Dirk Beerhenke: Wichtig ist uns tatsächlich auch, dass die Kinder die entsprechenden Infos kriegen und möglichst zuerst. Wir haben das an vielen Schulen so gemacht, dass wir zuerst mit den Eltern und mit den näheren Lehrern sprechen, die dann wissen, wie können wir reagieren, wenn die Kinder informiert sind. Also was kriegen die Kinder von uns an Input? Und wenn dann Fragen gestellt werden, dass sie entsprechend darauf reagieren können.

Und den Kindern bringen wir viele Beispiele mit, die Insa in den Schulen gemacht hat. Und ich kann den Teil einbringen, der polizeilich relevant ist. Warum werden Anzeigen erstattet? Wie liegen die Zahlen? Und an wen können sich die Kinder überhaupt wenden, wenn sie in Not sind? Macht das Sinn, sich an eine Polizeiwache zu wenden und so weiter?

Schlien Gollmitzer: Ich hake jetzt hier schon mal ganz kurz ein.

Brutalität, Erpressung, Videos von sexuellen Handlungen. Ich kann mir das nicht vorstellen, wie das tatsächlich im Alltag der Kinder aussieht. Das ist brutal, das so zu hören. Und wie man dann dazu überhaupt ins Gespräch kommen kann mit den Kindern. Wie macht man das?

Insa Backe: Was wir immer wieder erleben, ist, dass sie Kinder massiv unter Druck setzen. Wenn zum Beispiel ein Kind, und das ist an der Tagesordnung eigentlich, einen Kettenbrief bekommt, in dem gesagt wird, du musst das jetzt an 15 Leute weiterleiten, sonst schlitzen wir deiner Mutter die Kehle durch oder wir bringen deine Schwester um oder so irgendwas.

Die Kinder sind acht und geben das an ihre besten Freunde weiter. Dann ist der beste Freund total in der Falle, steht mit dem Rücken an der Wand, weil er nur noch die Option hat, entweder den Freund zu verraten oder die Mutter zu enttäuschen, den Vater traurig zu machen und gegen alle Absprachen zu verstoßen. Er kann es also nur noch falsch machen.

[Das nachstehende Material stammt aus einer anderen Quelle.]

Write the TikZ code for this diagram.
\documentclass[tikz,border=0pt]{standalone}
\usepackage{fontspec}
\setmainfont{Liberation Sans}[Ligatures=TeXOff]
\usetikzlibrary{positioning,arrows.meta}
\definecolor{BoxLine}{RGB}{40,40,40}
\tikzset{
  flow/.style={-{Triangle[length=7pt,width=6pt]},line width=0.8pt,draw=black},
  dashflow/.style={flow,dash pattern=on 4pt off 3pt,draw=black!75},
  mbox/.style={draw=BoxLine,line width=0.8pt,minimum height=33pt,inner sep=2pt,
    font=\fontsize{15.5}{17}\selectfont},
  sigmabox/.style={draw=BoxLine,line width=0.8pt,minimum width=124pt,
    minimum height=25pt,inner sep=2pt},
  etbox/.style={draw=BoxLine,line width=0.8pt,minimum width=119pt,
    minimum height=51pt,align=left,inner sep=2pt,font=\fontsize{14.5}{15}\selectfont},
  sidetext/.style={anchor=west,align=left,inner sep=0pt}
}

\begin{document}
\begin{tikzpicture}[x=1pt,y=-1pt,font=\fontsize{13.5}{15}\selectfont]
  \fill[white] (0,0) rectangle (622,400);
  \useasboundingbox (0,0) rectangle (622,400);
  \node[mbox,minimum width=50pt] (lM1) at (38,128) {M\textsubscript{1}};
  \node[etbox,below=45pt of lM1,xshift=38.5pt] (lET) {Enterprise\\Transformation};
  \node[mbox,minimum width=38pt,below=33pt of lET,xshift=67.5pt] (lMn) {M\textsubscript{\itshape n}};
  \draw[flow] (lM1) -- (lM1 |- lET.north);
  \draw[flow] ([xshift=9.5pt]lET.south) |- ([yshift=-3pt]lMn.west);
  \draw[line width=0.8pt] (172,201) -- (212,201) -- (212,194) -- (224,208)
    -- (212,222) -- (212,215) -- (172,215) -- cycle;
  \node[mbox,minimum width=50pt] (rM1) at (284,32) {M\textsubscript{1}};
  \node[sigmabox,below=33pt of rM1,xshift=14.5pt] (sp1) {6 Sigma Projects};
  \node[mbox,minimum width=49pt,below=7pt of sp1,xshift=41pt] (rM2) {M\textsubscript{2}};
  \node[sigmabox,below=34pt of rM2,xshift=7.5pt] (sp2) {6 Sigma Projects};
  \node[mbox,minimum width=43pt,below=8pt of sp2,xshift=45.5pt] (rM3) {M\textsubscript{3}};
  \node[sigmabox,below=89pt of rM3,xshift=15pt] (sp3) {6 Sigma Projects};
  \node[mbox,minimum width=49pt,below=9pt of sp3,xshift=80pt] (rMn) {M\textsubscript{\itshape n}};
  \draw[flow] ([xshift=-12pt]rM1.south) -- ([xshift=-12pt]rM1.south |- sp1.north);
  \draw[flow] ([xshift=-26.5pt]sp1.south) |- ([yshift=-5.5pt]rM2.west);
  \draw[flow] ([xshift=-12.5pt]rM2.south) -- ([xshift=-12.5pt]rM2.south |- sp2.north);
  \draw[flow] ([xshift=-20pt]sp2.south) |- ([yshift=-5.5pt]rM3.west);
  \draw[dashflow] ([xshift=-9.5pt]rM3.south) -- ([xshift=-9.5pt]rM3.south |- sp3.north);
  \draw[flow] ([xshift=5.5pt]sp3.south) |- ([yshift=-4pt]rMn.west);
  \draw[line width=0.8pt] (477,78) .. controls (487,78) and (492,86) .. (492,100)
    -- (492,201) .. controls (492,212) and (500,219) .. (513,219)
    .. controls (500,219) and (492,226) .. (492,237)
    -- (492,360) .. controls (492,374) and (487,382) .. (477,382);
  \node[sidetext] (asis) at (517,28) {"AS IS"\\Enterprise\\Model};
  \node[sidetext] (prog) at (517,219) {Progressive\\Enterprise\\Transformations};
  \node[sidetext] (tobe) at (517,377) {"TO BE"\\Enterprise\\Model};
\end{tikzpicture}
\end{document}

Das ist ein wahnsinniges Dilemma mit acht Jahren. Letztendlich gibt es ein Konstrukt, was Schweigen generiert von den Kindern. Wenn dann aber ein Kind mit den Eindrücken nicht klarkommt, und das sind die meisten, dann ist das so dankbar, wenn es merkt, da sind zwei, die kennen das alles.

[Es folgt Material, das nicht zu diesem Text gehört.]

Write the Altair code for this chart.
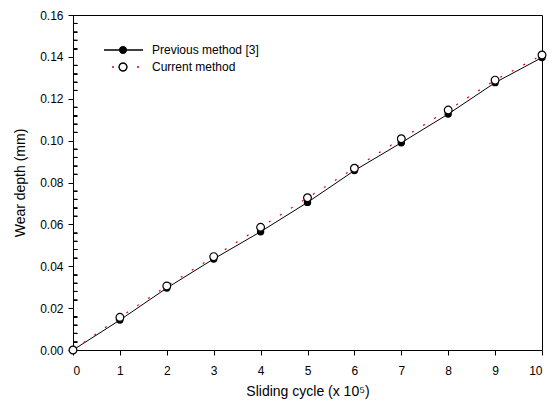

Ich kriege auch Testfragen von den Kindern. Kennst du das und das? Und die Erwartung ist, dass mir schlecht wird oder dass ich sage, bist du wahnsinnig, wie kannst du denn nur oder so? Also dass ein Vorwurf kommt, wenn wir da aber stehen und sagen, Kinder, ihr seid nicht schuld. Ihr macht das, was die bestimmten Konzerne wollen.

Das wollen diese Internetseiten. Ihr seid nicht schuld. Ihr dürft darüber sprechen.

Macht es wie bei Rumpelstilzchen. Rumpelstilzchen war garstig und hat alle unter Druck gesetzt. Aber in dem Moment, wo der Name genannt wurde, da war die Macht vorbei.

Und wenn ihr aussprecht, worum es geht, was euch Sorgen macht, dann verlieren diese Kräfte, die euch unter Druck setzen, die Macht. Und wenn die Kinder das einmal verstanden haben, und wenn der Korken aus der Flasche fliegt, dann kommt da unheimlich viel. Und dann sind die Lehrkräfte ganz schockiert, was da alles kommt.

Schlien Gollmitzer: Insa, du hattest mir da im Vorgespräch auch schon von Eltern erzählt, die ohnmächtig geworden sind bei dem Gespräch mit euch, als sie erfahren haben, mit was ihre Kinder da im Netz in Berührung gekommen sind. Wir wollen keine Schocker-Interview-Situation jetzt hier haben aber ich möchte trotzdem ganz gerne, dass du vielleicht aus diesem Bereich einfach nur mal kurz einen kleinen Anriss gibst.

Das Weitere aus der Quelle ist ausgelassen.